I loved the critical approach to study and work culture at Birkbeck. I found my fellow PhD students to be really smart, friendly and supportive – this was endearing. As if this was not enough,  both academic and non-academic staff were very approachable, attentive and supportive. I had a lot of academic staff who were not my PhD supervisors avail me with research insights and suggested various research material to read – as a goodwill gesture. This was priceless in my doctoral study journey!

Inevitably, I was sad to leave Birkbeck when my studies came to a conclusion,  to leave behind such a great community. Nonetheless, I am still happy that I have stayed in touch and maintained the various friendships and networks I had the privilege of forming while studying at Birkbeck. Indeed, “once a Birkbeckian forever a Birkbeckian”!

It was a great honour to forge  invaluable friendships and networks with students and staff members from diverse backgrounds. I consider Birkbeck to be one of the most diverse universities in the UK.

Did you use any of Birkbeck’s additional support and activities?

I had the opportunity to intuitively avail myself to various societies and student clubs at the University, including various PhD students` social groups. Birkbeck has a lot of societies and social groups with various activities.  So, I was always happy to retire from my studies to unpack my mind by joining fellow students for some good fun. I especially enjoyed playing football! As they say “all work and no play make Jack a dull boy”!

Can you tell us more about your research project?

The purpose of my research was to investigate and analyse the appropriateness of individual autonomy in the context of informed consent HIV testing requirements in Zambia, and sub-Saharan African countries by extension.

Tell us about your experience of living in the UK.

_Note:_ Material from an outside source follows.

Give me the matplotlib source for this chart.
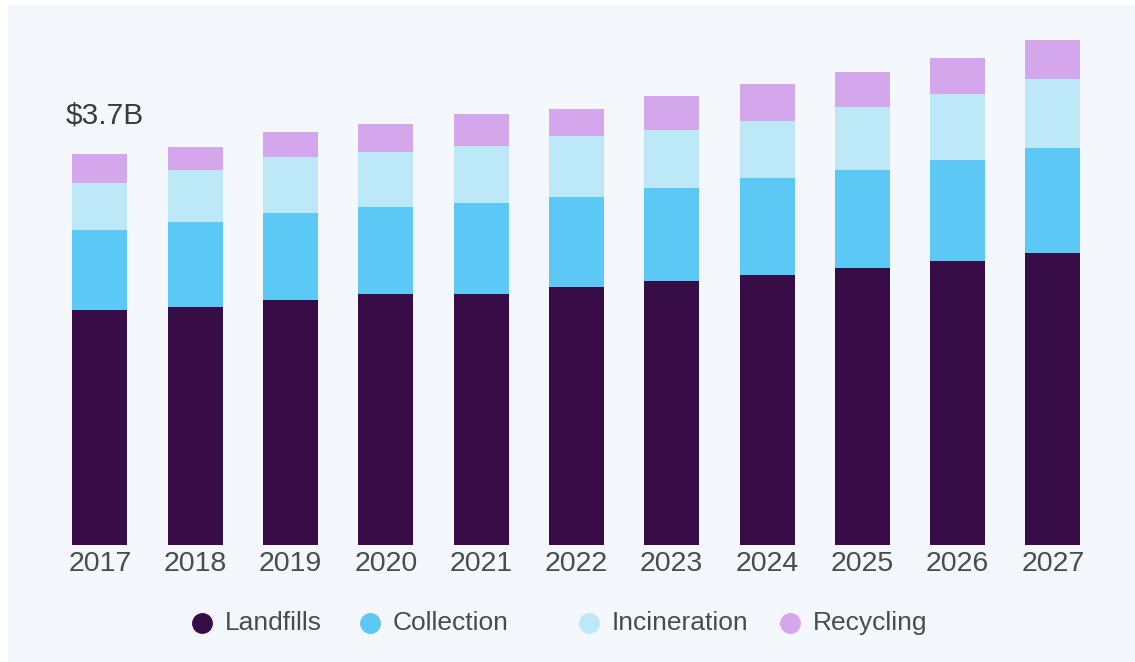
import numpy as np
import matplotlib.pyplot as plt
from matplotlib.lines import Line2D
from matplotlib.patches import Rectangle

# Market size by segment, $B
years = ["2017", "2018", "2019", "2020", "2021", "2022",
         "2023", "2024", "2025", "2026", "2027"]
landfills = [2.23, 2.25, 2.32, 2.38, 2.38, 2.44, 2.50, 2.56, 2.62, 2.69, 2.77]
collection = [0.75, 0.81, 0.82, 0.82, 0.86, 0.86, 0.88, 0.92, 0.93, 0.96, 0.99]
incineration = [0.45, 0.49, 0.53, 0.52, 0.54, 0.57, 0.55, 0.54, 0.60, 0.62, 0.65]
recycling = [0.27, 0.22, 0.24, 0.27, 0.30, 0.26, 0.32, 0.35, 0.33, 0.34, 0.37]

series = [("Landfills", landfills, "#370c47"),
          ("Collection", collection, "#5bc8f5"),
          ("Incineration", incineration, "#bde8f8"),
          ("Recycling", recycling, "#d4a6ec")]

font = ["Liberation Sans", "DejaVu Sans"]
text_color = "#4a4a50"

W, H = 1135, 662
fig = plt.figure(figsize=(W / 100, H / 100), dpi=100, facecolor="white")
# light panel behind the chart
fig.add_artist(Rectangle((8 / W, 0), 1, 657 / H, transform=fig.transFigure,
                         facecolor="#f4f8fc", edgecolor="none", zorder=-10))

ax = fig.add_axes([0.046, 0.1767, 0.9237, 0.7976])
ax.set_facecolor("none")

x = np.arange(len(years))
width = 0.577
bottom = np.zeros(len(years))
for name, vals, color in series:
    ax.bar(x, vals, width, bottom=bottom, color=color, label=name, linewidth=0)
    bottom += np.array(vals)

ax.set_xlim(-0.5, len(years) - 0.5)
ax.set_ylim(0, 5)
ax.set_xticks(x)
ax.set_xticklabels(years, family=font, fontsize=20.5, color=text_color)
ax.tick_params(axis="x", length=0, pad=4)
ax.set_yticks([])
for s in ax.spines.values():
    s.set_visible(False)

# total label over the first bar
ax.annotate(f"${bottom[0]:.1f}B", xy=(x[0] - width / 2, bottom[0]),
            xytext=(-5, 22), textcoords="offset points",
            ha="left", va="baseline", fontsize=21.5,
            family=font, color="#3a3a40")

# legend row, drawn by hand so it sits where the original does
marker_x = [202, 370, 589, 790]
legend_y = 1 - 623 / H
for (name, _, color), mx in zip(series, marker_x):
    fig.add_artist(Line2D([mx / W], [legend_y], marker="o", markersize=14,
                          linestyle="none", markerfacecolor=color,
                          markeredgecolor=color, transform=fig.transFigure))
    fig.text((mx + 23) / W, legend_y, name, ha="left", va="center",
             family=font, fontsize=19, color=text_color)

fig.savefig("out.png", dpi=100)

I really loved living in London. London is no doubt one of the greatest cities to live in. What I liked most about the city is the diversity of its population. Thus, I was privileged to meet many people from every part of the world who brought with them various rich cultures, including great cuisines! With such a profoundly rich experience I agreed with Robert Endleman (1963) who observed that human beings in terms of cultures “are vastly various and yet laughably alike”! I also loved English pub food! And the museums, wow! – museums were often my favourite place of respite whenever I needed to briefly divorce myself from the usual business of life and time-machine myself into the past to admire and converse with ancient Egyptians, Greeks, Romans, Chinese, Persians, Africans, Americans, Europeans and Indians who had no internet! And behold, the British Museum is only about three minutes-walk from Birkbeck! London is also pregnant with breath-taking gothic cathedrals and other non-church buildings.

(I need to mention that there are much more things for one to see and enjoy in London than what I can enumerate – there is almost everything for everyone to see, smell, taste, hear, touch and enjoy. That`s the magic of London!)

However, living in London comes with its own downsides: especially the high costs of accommodation and transport. Food is surprisingly affordable!

Life after Birkbeck

Kasoka Kasoka at a United Nations Human Rights Council (HRC) Session

It was sad saying goodbye to my community of friends and networks when my studies concluded. After completing my studies at Birkbeck, I was offered a scholarship by the Ministry of Foreign Affairs, Finland to study on an intensive postgraduate international human rights course at the Institute for Human Rights, Åbo Akademi University. Upon the completion of the course in Finland, I was an Intern at the United Nations Office of the High Commissioner for Human Rights (OHCHR) in Geneva, Switzerland. Later I worked as a Legal Intern at the World Health Organization (WHO) headquarters in Geneva. The experiences and illuminations I gained from these intergovernmental organisations are invaluable! I am a strong believer, follower and advocate that,

“All human beings are born free and equal in dignity and rights. They are endowed with reason and conscience and should act towards one another in a spirit of brotherhood.”

Currently, I am writing a research paper for journal publication, as I keenly continue to follow my career goals, and seek to contribute, no matter how tiny, to improving the wellbeing of our common humanity, without prejudice or discrimination. Indeed, as it has been said before as human beings, we are all as weak as the weakest link (other human being whose rights are not respected, protected and promoted) living among us in our society. My study at Birkbeck (through its critical review approach) and experience at the United Nations has made me see this reality clearer than never before.

What advice would you give other people thinking of studying at Birkbeck?

I highly recommend Birkbeck, University of London! You will study at a university that is known for research excellence with renowned academics; you will study in a supportive environment, with quality teaching; at the end of your studies you will graduate with a prestigious University of London qualification, and not forgetting you will become a Birbeckian; and at the end of your studies you will not look at the world the same way!

As for me, studying for a PhD at Birkbeck is one of the best decisions I have ever made in my life, and I am a very proud Birbeckian alma mater.